Material provided:
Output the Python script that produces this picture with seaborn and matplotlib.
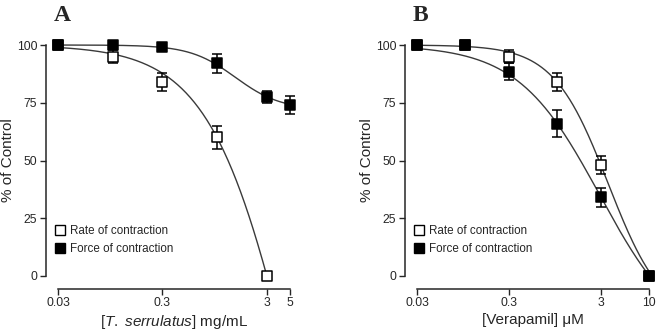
import numpy as np
import pandas as pd
import seaborn as sns
import matplotlib.pyplot as plt
from matplotlib.lines import Line2D
from matplotlib.ticker import NullLocator

# panel A: T. serrulatus (mg/mL)
conc_a = [0.03, 0.1, 0.3, 1, 3]
rate_a = [100, 95, 84, 60, 0]
rate_a_err = [0, 3, 4, 5, 0]
conc_a_force = [0.03, 0.1, 0.3, 1, 3, 5]
force_a = [100, 100, 99, 92, 77.5, 74]
force_a_err = [0, 0, 0, 4, 2.5, 4]

# panel B: verapamil (uM)
conc_b = [0.03, 0.1, 0.3, 1, 3, 10]
rate_b = [100, 100, 95, 84, 48, 0]
rate_b_err = [0, 0, 3, 4, 4, 0]
force_b = [100, 100, 88.5, 66, 34, 0]
force_b_err = [0, 0, 3.5, 6, 4, 0]

# fitted curves: (top, bottom, ic50, hill, x_max)
fit_rate_a = (100, -200, 5.74, 1.07, 3)
fit_force_a = (100, 72, 1.5, 2.0, 5)
fit_rate_b = (100, -20, 3.6, 1.46, 10)
fit_force_b = (100, -30, 2.92, 0.97, 10)

sns.set_style("ticks")
plt.rcParams['font.family'] = ['Liberation Sans', 'DejaVu Sans']
plt.rcParams['mathtext.fontset'] = 'custom'
plt.rcParams['mathtext.it'] = 'Liberation Sans:italic'
plt.rcParams['mathtext.rm'] = 'Liberation Sans'

W, H = 658, 336
fig = plt.figure(figsize=(W / 100, H / 100), dpi=100)
ax_a = fig.add_axes([58 / W, 1 - 276 / H, 232 / W, 231 / H])
ax_b = fig.add_axes([417 / W, 1 - 276 / H, 232 / W, 231 / H])

line_col = '#3a3a3a'


def curve(ax, fit):
    top, bottom, ic50, hill, xmax = fit
    xs = np.logspace(np.log10(0.03), np.log10(xmax), 200)
    ys = bottom + (top - bottom) / (1 + (xs / ic50) ** hill)
    sns.lineplot(x=xs, y=ys, ax=ax, color=line_col, lw=1.0, clip_on=False)


def points(ax, x, y, err, filled):
    e = np.array(err, dtype=float)
    ax.errorbar(x, y, yerr=np.where(e > 0, e, np.nan), fmt='none',
                ecolor='black', elinewidth=1.1, capsize=3.5, capthick=1.1,
                clip_on=False, zorder=4)
    sns.scatterplot(x=x, y=y, ax=ax, marker='s', s=55,
                    color='black' if filled else 'white',
                    edgecolor='black', linewidth=1.1, clip_on=False, zorder=5)


def style(ax, xticks, xlabels, xmax, xlabel, letter):
    ax.set_xscale('log')
    ax.set_xlim(0.03, xmax)
    ax.set_ylim(0, 100)
    ax.set_xticks(xticks)
    ax.set_xticklabels(xlabels)
    ax.xaxis.set_minor_locator(NullLocator())
    ax.set_yticks([0, 25, 50, 75, 100])
    ax.tick_params(labelsize=8.7, length=4, width=1, pad=2)
    sns.despine(ax=ax, offset=9, trim=True)
    for s in ('left', 'bottom'):
        ax.spines[s].set_linewidth(1.1)
    ax.set_ylabel('% of Control', fontsize=11, labelpad=1)
    ax.set_xlabel(xlabel, fontsize=11, labelpad=3)
    ax.text(-0.02, 1.175, letter, transform=ax.transAxes, fontsize=17,
            fontweight='bold', family='Liberation Serif', va='top')
    handles = [
        Line2D([], [], ls='none', marker='s', ms=7, mfc='white', mec='black', mew=1),
        Line2D([], [], ls='none', marker='s', ms=7, mfc='black', mec='black', mew=1),
    ]
    ax.legend(handles, ['Rate of contraction', 'Force of contraction'],
              loc='lower left', bbox_to_anchor=(-0.055, 0.045), frameon=False,
              fontsize=8.4, handlelength=0.8, handletextpad=0.4, labelspacing=0.55)


curve(ax_a, fit_rate_a)
curve(ax_a, fit_force_a)
points(ax_a, conc_a, rate_a, rate_a_err, False)
points(ax_a, conc_a_force, force_a, force_a_err, True)
style(ax_a, [0.03, 0.3, 3, 5], ['0.03', '0.3', '3', '5'], 5,
      r'[$\it{T.\ serrulatus}$] mg/mL', 'A')

curve(ax_b, fit_rate_b)
curve(ax_b, fit_force_b)
points(ax_b, conc_b, rate_b, rate_b_err, False)
points(ax_b, conc_b, force_b, force_b_err, True)
style(ax_b, [0.03, 0.3, 3, 10], ['0.03', '0.3', '3', '10'], 10,
      '[Verapamil] μM', 'B')

fig.savefig('out.png', dpi=100)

Task details:
Look at the listing and set down only the lines from its start through the line with "from matplotlib.ticker import NullLocator", word for word and without pictures.

Task result:
Output the Python script that produces this picture with seaborn and matplotlib.
import numpy as np
import pandas as pd
import seaborn as sns
import matplotlib.pyplot as plt
from matplotlib.lines import Line2D
from matplotlib.ticker import NullLocator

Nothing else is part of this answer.